Diffuso e passeggero, il mal di schiena è un’esperienza comune che non bisogna sottovalutare, specialmente se si ripresenta più volte. Il dolore infatti, se non dovuto a sedentarietà prolungata o a uno sforzo, può essere segnale di uno stato infiammatorio cronico che può degenerare in problemi più gravi.
“La presenza di dolori lombosacrali per oltre tre mesi, tipicamente notturni e presenti a riposo o al risveglio e che si attenuano con il movimento, sono campanelli di allarme che necessitano di una valutazione specialistica reumatologica”, spiega Roberto Caporali, direttore del Dipartimento di Reumatologia e Scienze Mediche dell’ASST Gaetano Pini-CTO. “Una diagnosi precoce è infatti fondamentale per un adeguato trattamento che impedisca l’instaurarsi di gravi danni articolari ad alto impatto invalidante”.

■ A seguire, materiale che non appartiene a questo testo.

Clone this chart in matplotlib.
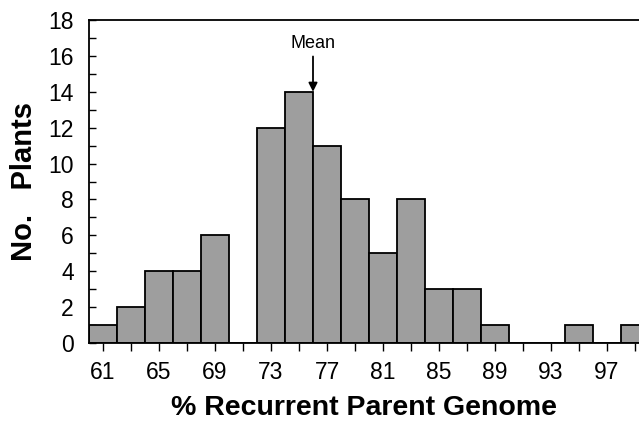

La sintomatologia del paziente affetto da spondilite anchilosante, la malattia infiammatoria che colpisce le articolazioni della colonna vertebrale, ha delle caratteristiche ricorrenti, prima tra queste la durata del dolore, che deve essere superiore ai 3 mesi, seguita dall’età, che rappresenta un elemento fondamentale di orientamento al medico. Altro fattore importante nella valutazione di un eventuale stato infiammatorio cronico è dove si manifesta il dolore. Durante le fasi iniziali il mal di schiena è principalmente sacrale e può presentare irradiazioni anche nella parte inferiore delle cosce. In alcuni casi alcuni indizi potrebbero arrivare anche dagli occhi, data la relazione tra le strutture al suo interno e quelle articolari, o dalla cute.
Se il dolore si manifesta a livello lombo-sacrale, la diagnosi viene effettuata con la risonanza magnetica del bacino, che consente di vedere precocemente eventuali infiammazioni e intervenire con le giuste terapie per evitare un’erosione. La patologia ha una certa familiarità, ecco perché un altro indizio importante è sapere se il soggetto ha un familiare che ne soffre.
Altri fattori che aumentano il rischio di sviluppo della spondilite anchilosante sono le malattie infiammatorie croniche intestinali come la rettocolite ulcerosa e il morbo di Crohn.
Oggi alcuni farmaci sono in grado di ridurre l’infiammazione e il dolore, ma non esiste ancora una cura definitiva per eliminare la spondilite anchilosante.
“In particolare, i farmaci anti-TNFα sono in grado di controllare il processo infiammatorio sia a livello osseo sia a livello di cute e intestino“. – dichiara Roberto Gerli, direttore struttura complessa Reumatologia dell’Università di Perugia e presidente della Società Italiana di Reumatologia – “I farmaci biologici sono un trattamento primario e unico che possiamo attuare per far sparire l’infiammazione e mettere il paziente in condizioni di normalità”.
Essendo una patologia cronica, la terapia varia da paziente a paziente, ma deve essere costante nel tempo.